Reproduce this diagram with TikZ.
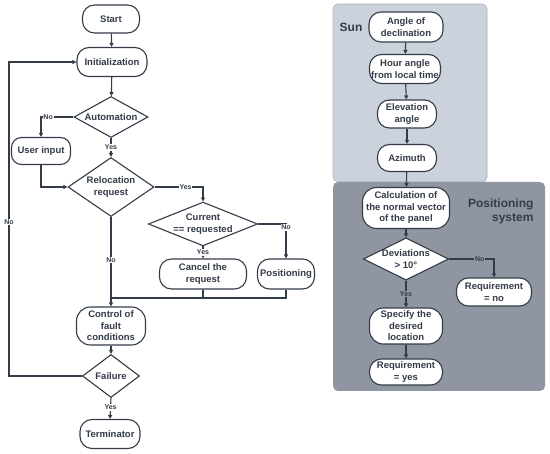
\documentclass[tikz,border=0pt]{standalone}
\usepackage{fontspec}
\setmainfont{Liberation Sans}
\usetikzlibrary{shapes.geometric,arrows.meta}
\definecolor{ink}{HTML}{333C48}
\definecolor{sunfill}{HTML}{CBD2DC}
\definecolor{sunline}{HTML}{A9B1BC}
\definecolor{posfill}{HTML}{8F96A2}
\begin{document}
\begin{tikzpicture}[x=1pt,y=-1pt,
  every node/.style={font=\bfseries\fontsize{9.5}{11.5}\selectfont, text=ink},
  term/.style={draw=ink, line width=1.1pt, fill=white, rounded corners=12pt, align=center, inner sep=0.5pt},
  dec/.style={draw=ink, line width=1.1pt, fill=white, diamond, align=center, inner sep=0pt},
  arr/.style={draw=ink, line width=1.1pt, -{Triangle[length=4pt,width=4pt]}},
  ln/.style={draw=ink, line width=1.1pt},
  lbl/.style={font=\bfseries\fontsize{7}{8}\selectfont, fill=white, inner sep=0.8pt},
  plbl/.style={lbl, fill=posfill},
  paneltitle/.style={font=\bfseries\fontsize{12}{14}\selectfont}]
\useasboundingbox (0,0) rectangle (550,454);

% panels
\filldraw[fill=sunfill, draw=sunline, line width=0.6pt, rounded corners=5pt] (333,4) rectangle (487,182);
\fill[posfill, rounded corners=5pt] (333,182) rectangle (545,391);
\node[paneltitle] (sunlbl) at (351,27) {Sun};
\node[paneltitle, align=right, anchor=east] (poslbl) at (537,211) {Positioning\\system};

% left flowchart
\node[term, minimum width=57, minimum height=28] (start) at (111,19) {Start};
\node[term, minimum width=70, minimum height=29] (init) at (112,62) {Initialization};
\node[dec, shape aspect=1.8, minimum width=74, minimum height=41] (auto) at (111,117) {Automation};
\node[term, minimum width=59, minimum height=27, rounded corners=10pt] (user) at (41,151) {User input};
\node[dec, shape aspect=1.46, minimum width=86, minimum height=59] (reloc) at (111,187) {Relocation\\request};
\node[dec, shape aspect=2.49, minimum width=107, minimum height=43] (curr) at (203,224) {Current\\== requested};
\node[term, minimum width=87, minimum height=30] (cancel) at (203,274) {Cancel the\\request};
\node[term, minimum width=57, minimum height=30] (posi) at (286,274) {Positioning};
\node[term, minimum width=69, minimum height=38, rounded corners=14pt] (ctrl) at (111,326) {Control of\\fault\\conditions};
\node[dec, shape aspect=1.33, minimum width=57, minimum height=43] (fail) at (111,376) {Failure};
\node[term, minimum width=60, minimum height=29] (termi) at (110,434) {Terminator};

\coordinate (merge) at (111,298);
\coordinate (loop) at (9,376);

\draw[arr] (start) -- (init);
\draw[arr] (init) -- (auto);
\draw[arr] (auto.west) -| node[lbl, pos=0.39] {No} (user.north);
\draw[arr] (auto.south) -- node[lbl] {Yes} (reloc.north);
\draw[arr] (user.south) |- (reloc.west);
\draw[arr] (reloc.east) -| node[lbl, pos=0.32] {Yes} (curr.north);
\draw[arr] (curr.east) -| node[lbl, pos=0.55] {No} (posi.north);
\draw[arr] (curr.south) -- node[lbl] {Yes} (cancel.north);
\draw[arr] (reloc.south) -- node[lbl, pos=0.48] {No} (ctrl.north);
\draw[ln] (posi.south) |- (merge);
\draw[ln] (cancel.south) -- (cancel.south |- merge);
\draw[arr] (ctrl) -- (fail);
\draw[arr] (fail.west) -- (loop) |- node[lbl, pos=0.245] {No} (init.west);
\draw[arr] (fail.south) -- node[lbl, pos=0.45] {Yes} (termi.north);

% right flowchart
\node[term, minimum width=74, minimum height=30] (decl) at (406,27) {Angle of\\declination};
\node[term, minimum width=71, minimum height=29, inner sep=0pt] (hour) at (405,69) {Hour angle\\from local time};
\node[term, minimum width=59, minimum height=28] (elev) at (407,114) {Elevation\\angle};
\node[term, minimum width=59, minimum height=27] (azim) at (407,158) {Azimuth};
\node[term, minimum width=87, minimum height=41, inner sep=0pt, rounded corners=14pt] (calc) at (406,208) {Calculation of\\the normal vector\\of the panel};
\node[dec, shape aspect=2.02, minimum width=85, minimum height=42] (dev) at (406,259) {Deviations\\> 10°};
\node[term, minimum width=75, minimum height=28] (reqno) at (494,292) {Requirement\\= no};
\node[term, minimum width=73, minimum height=36, rounded corners=14pt] (spec) at (406,326) {Specify the\\desired\\location};
\node[term, minimum width=73, minimum height=26] (reqyes) at (406,372) {Requirement\\= yes};

\draw[arr] (decl) -- (hour);
\draw[arr] (hour) -- (elev);
\draw[arr] (elev) -- (azim);
\draw[arr] (azim) -- (calc);
\draw[arr] (calc) -- (dev);
\draw[arr] (dev.east) -| node[plbl, pos=0.34] {No} (reqno.north);
\draw[arr] (dev.south) -- node[plbl] {Yes} (spec.north);
\draw[arr] (spec) -- (reqyes);
\end{tikzpicture}
\end{document}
####
Leave the images out, please, and restate each line word for word.

* **Solution for this task**:
Reproduce this diagram with TikZ.
\documentclass[tikz,border=0pt]{standalone}
\usepackage{fontspec}
\setmainfont{Liberation Sans}
\usetikzlibrary{shapes.geometric,arrows.meta}
\definecolor{ink}{HTML}{333C48}
\definecolor{sunfill}{HTML}{CBD2DC}
\definecolor{sunline}{HTML}{A9B1BC}
\definecolor{posfill}{HTML}{8F96A2}
\begin{document}
\begin{tikzpicture}[x=1pt,y=-1pt,
  every node/.style={font=\bfseries\fontsize{9.5}{11.5}\selectfont, text=ink},
  term/.style={draw=ink, line width=1.1pt, fill=white, rounded corners=12pt, align=center, inner sep=0.5pt},
  dec/.style={draw=ink, line width=1.1pt, fill=white, diamond, align=center, inner sep=0pt},
  arr/.style={draw=ink, line width=1.1pt, -{Triangle[length=4pt,width=4pt]}},
  ln/.style={draw=ink, line width=1.1pt},
  lbl/.style={font=\bfseries\fontsize{7}{8}\selectfont, fill=white, inner sep=0.8pt},
  plbl/.style={lbl, fill=posfill},
  paneltitle/.style={font=\bfseries\fontsize{12}{14}\selectfont}]
\useasboundingbox (0,0) rectangle (550,454);

% panels
\filldraw[fill=sunfill, draw=sunline, line width=0.6pt, rounded corners=5pt] (333,4) rectangle (487,182);
\fill[posfill, rounded corners=5pt] (333,182) rectangle (545,391);
\node[paneltitle] (sunlbl) at (351,27) {Sun};
\node[paneltitle, align=right, anchor=east] (poslbl) at (537,211) {Positioning\\system};

% left flowchart
\node[term, minimum width=57, minimum height=28] (start) at (111,19) {Start};
\node[term, minimum width=70, minimum height=29] (init) at (112,62) {Initialization};
\node[dec, shape aspect=1.8, minimum width=74, minimum height=41] (auto) at (111,117) {Automation};
\node[term, minimum width=59, minimum height=27, rounded corners=10pt] (user) at (41,151) {User input};
\node[dec, shape aspect=1.46, minimum width=86, minimum height=59] (reloc) at (111,187) {Relocation\\request};
\node[dec, shape aspect=2.49, minimum width=107, minimum height=43] (curr) at (203,224) {Current\\== requested};
\node[term, minimum width=87, minimum height=30] (cancel) at (203,274) {Cancel the\\request};
\node[term, minimum width=57, minimum height=30] (posi) at (286,274) {Positioning};
\node[term, minimum width=69, minimum height=38, rounded corners=14pt] (ctrl) at (111,326) {Control of\\fault\\conditions};
\node[dec, shape aspect=1.33, minimum width=57, minimum height=43] (fail) at (111,376) {Failure};
\node[term, minimum width=60, minimum height=29] (termi) at (110,434) {Terminator};

\coordinate (merge) at (111,298);
\coordinate (loop) at (9,376);

\draw[arr] (start) -- (init);
\draw[arr] (init) -- (auto);
\draw[arr] (auto.west) -| node[lbl, pos=0.39] {No} (user.north);
\draw[arr] (auto.south) -- node[lbl] {Yes} (reloc.north);
\draw[arr] (user.south) |- (reloc.west);
\draw[arr] (reloc.east) -| node[lbl, pos=0.32] {Yes} (curr.north);
\draw[arr] (curr.east) -| node[lbl, pos=0.55] {No} (posi.north);
\draw[arr] (curr.south) -- node[lbl] {Yes} (cancel.north);
\draw[arr] (reloc.south) -- node[lbl, pos=0.48] {No} (ctrl.north);
\draw[ln] (posi.south) |- (merge);
\draw[ln] (cancel.south) -- (cancel.south |- merge);
\draw[arr] (ctrl) -- (fail);
\draw[arr] (fail.west) -- (loop) |- node[lbl, pos=0.245] {No} (init.west);
\draw[arr] (fail.south) -- node[lbl, pos=0.45] {Yes} (termi.north);

% right flowchart
\node[term, minimum width=74, minimum height=30] (decl) at (406,27) {Angle of\\declination};
\node[term, minimum width=71, minimum height=29, inner sep=0pt] (hour) at (405,69) {Hour angle\\from local time};
\node[term, minimum width=59, minimum height=28] (elev) at (407,114) {Elevation\\angle};
\node[term, minimum width=59, minimum height=27] (azim) at (407,158) {Azimuth};
\node[term, minimum width=87, minimum height=41, inner sep=0pt, rounded corners=14pt] (calc) at (406,208) {Calculation of\\the normal vector\\of the panel};
\node[dec, shape aspect=2.02, minimum width=85, minimum height=42] (dev) at (406,259) {Deviations\\> 10°};
\node[term, minimum width=75, minimum height=28] (reqno) at (494,292) {Requirement\\= no};
\node[term, minimum width=73, minimum height=36, rounded corners=14pt] (spec) at (406,326) {Specify the\\desired\\location};
\node[term, minimum width=73, minimum height=26] (reqyes) at (406,372) {Requirement\\= yes};

\draw[arr] (decl) -- (hour);
\draw[arr] (hour) -- (elev);
\draw[arr] (elev) -- (azim);
\draw[arr] (azim) -- (calc);
\draw[arr] (calc) -- (dev);
\draw[arr] (dev.east) -| node[plbl, pos=0.34] {No} (reqno.north);
\draw[arr] (dev.south) -- node[plbl] {Yes} (spec.north);
\draw[arr] (spec) -- (reqyes);
\end{tikzpicture}
\end{document}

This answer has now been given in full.